#### Record set
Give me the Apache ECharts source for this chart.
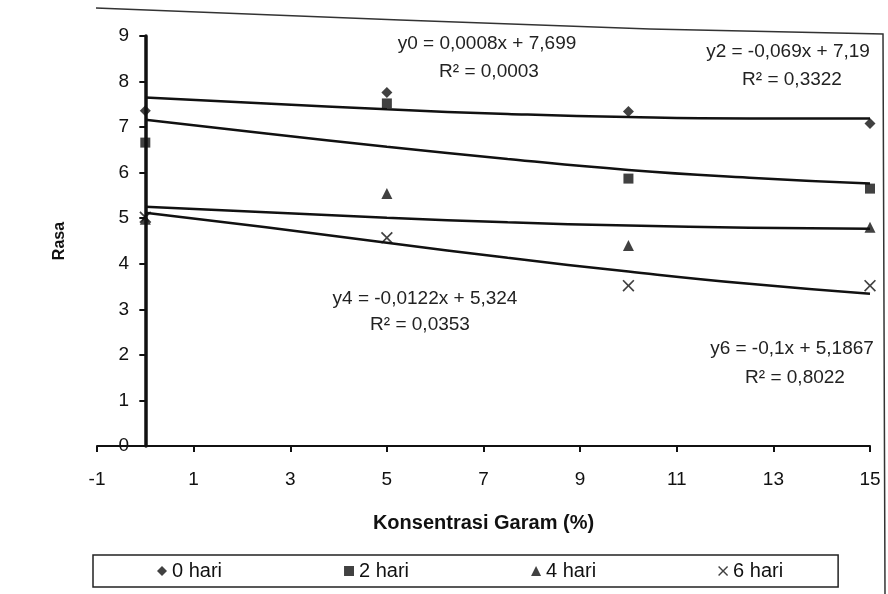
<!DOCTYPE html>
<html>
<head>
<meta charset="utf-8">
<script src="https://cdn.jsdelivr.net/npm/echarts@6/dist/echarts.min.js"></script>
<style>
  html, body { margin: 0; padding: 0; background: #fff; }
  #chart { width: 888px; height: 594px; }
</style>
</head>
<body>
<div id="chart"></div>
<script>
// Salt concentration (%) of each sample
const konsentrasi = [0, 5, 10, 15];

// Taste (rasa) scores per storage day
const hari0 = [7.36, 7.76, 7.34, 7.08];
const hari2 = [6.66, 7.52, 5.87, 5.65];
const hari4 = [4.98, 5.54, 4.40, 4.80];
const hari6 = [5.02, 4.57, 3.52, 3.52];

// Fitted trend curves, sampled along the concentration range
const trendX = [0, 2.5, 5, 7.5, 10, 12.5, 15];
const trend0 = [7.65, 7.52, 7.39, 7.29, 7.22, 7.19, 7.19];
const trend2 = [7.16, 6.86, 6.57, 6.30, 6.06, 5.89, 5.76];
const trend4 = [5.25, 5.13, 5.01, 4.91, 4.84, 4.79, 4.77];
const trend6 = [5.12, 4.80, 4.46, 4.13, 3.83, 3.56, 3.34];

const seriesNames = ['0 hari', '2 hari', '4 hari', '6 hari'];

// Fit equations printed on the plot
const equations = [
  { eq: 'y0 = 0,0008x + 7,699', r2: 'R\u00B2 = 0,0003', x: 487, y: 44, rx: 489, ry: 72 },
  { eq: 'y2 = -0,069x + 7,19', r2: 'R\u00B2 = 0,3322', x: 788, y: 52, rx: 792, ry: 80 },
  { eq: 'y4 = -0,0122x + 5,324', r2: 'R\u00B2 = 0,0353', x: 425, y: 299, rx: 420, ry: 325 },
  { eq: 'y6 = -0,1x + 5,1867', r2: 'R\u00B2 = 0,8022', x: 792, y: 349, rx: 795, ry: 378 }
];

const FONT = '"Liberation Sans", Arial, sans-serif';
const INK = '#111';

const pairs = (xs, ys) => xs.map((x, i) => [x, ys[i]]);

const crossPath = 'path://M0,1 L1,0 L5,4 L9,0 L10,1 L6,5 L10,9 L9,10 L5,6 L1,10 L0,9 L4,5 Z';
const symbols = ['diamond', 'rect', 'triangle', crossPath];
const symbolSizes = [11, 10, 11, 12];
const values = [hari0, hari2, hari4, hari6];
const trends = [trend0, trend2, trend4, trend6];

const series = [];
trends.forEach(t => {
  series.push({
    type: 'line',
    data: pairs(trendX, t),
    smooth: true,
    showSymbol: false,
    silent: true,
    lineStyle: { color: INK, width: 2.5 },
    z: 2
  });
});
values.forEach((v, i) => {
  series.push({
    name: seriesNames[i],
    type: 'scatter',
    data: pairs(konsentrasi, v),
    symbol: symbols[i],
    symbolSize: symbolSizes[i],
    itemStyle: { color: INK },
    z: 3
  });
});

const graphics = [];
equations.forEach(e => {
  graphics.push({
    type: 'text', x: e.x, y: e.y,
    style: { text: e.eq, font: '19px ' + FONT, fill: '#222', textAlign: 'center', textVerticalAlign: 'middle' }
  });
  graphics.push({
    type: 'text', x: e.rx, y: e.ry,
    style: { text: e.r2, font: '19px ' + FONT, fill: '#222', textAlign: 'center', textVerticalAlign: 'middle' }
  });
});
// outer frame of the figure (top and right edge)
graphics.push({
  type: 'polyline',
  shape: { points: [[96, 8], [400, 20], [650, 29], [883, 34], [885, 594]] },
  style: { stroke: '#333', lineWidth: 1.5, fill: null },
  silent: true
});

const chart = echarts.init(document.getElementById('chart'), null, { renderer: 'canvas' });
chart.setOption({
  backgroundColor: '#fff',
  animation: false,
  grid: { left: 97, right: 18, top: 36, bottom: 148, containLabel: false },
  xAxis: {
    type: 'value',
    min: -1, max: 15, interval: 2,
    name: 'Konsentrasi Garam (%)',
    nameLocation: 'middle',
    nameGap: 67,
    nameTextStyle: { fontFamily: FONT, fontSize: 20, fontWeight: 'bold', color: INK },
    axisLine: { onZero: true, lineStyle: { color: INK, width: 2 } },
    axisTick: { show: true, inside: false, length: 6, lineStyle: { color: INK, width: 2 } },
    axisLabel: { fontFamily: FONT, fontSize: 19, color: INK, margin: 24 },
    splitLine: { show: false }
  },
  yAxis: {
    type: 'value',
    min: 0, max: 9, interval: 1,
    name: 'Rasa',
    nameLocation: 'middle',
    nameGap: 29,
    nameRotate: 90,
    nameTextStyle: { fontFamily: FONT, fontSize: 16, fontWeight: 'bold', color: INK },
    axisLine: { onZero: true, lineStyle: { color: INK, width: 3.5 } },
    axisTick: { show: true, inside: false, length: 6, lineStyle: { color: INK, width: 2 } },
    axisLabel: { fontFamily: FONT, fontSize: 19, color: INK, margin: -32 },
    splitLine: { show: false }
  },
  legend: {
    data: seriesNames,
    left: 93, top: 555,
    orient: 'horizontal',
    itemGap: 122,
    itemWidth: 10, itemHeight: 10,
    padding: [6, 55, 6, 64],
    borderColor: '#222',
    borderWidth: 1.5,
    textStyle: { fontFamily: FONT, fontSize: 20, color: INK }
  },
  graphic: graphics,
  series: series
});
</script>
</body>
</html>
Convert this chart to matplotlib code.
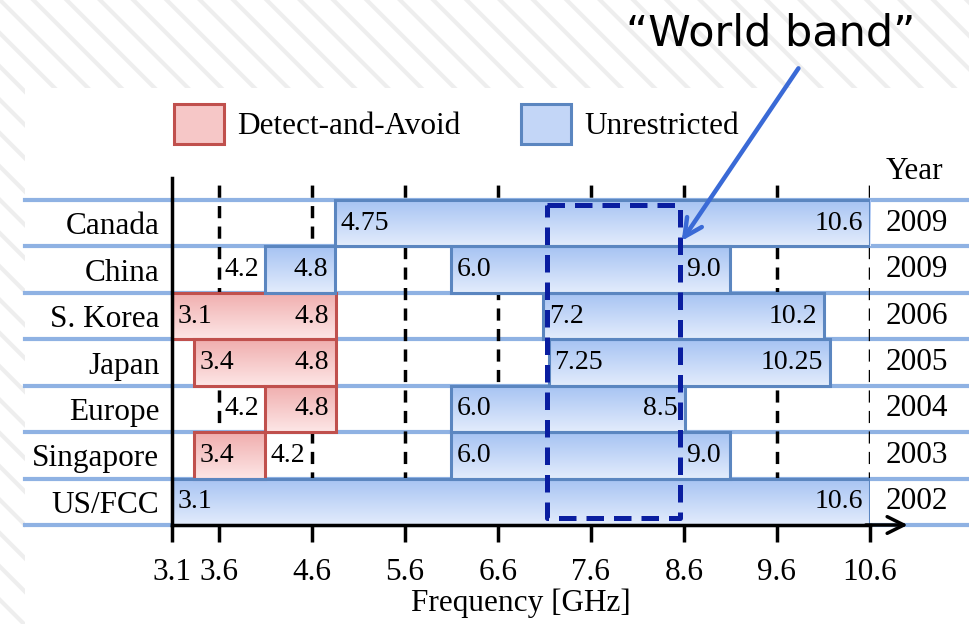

#### Set task
Give again exactly the lines running from the beginning of the material above through the line that contains "const konsentrasi = [0, 5, 10, 15];", and leave out every picture.

#### Complete response
Give me the Apache ECharts source for this chart.
<!DOCTYPE html>
<html>
<head>
<meta charset="utf-8">
<script src="https://cdn.jsdelivr.net/npm/echarts@6/dist/echarts.min.js"></script>
<style>
  html, body { margin: 0; padding: 0; background: #fff; }
  #chart { width: 888px; height: 594px; }
</style>
</head>
<body>
<div id="chart"></div>
<script>
// Salt concentration (%) of each sample
const konsentrasi = [0, 5, 10, 15];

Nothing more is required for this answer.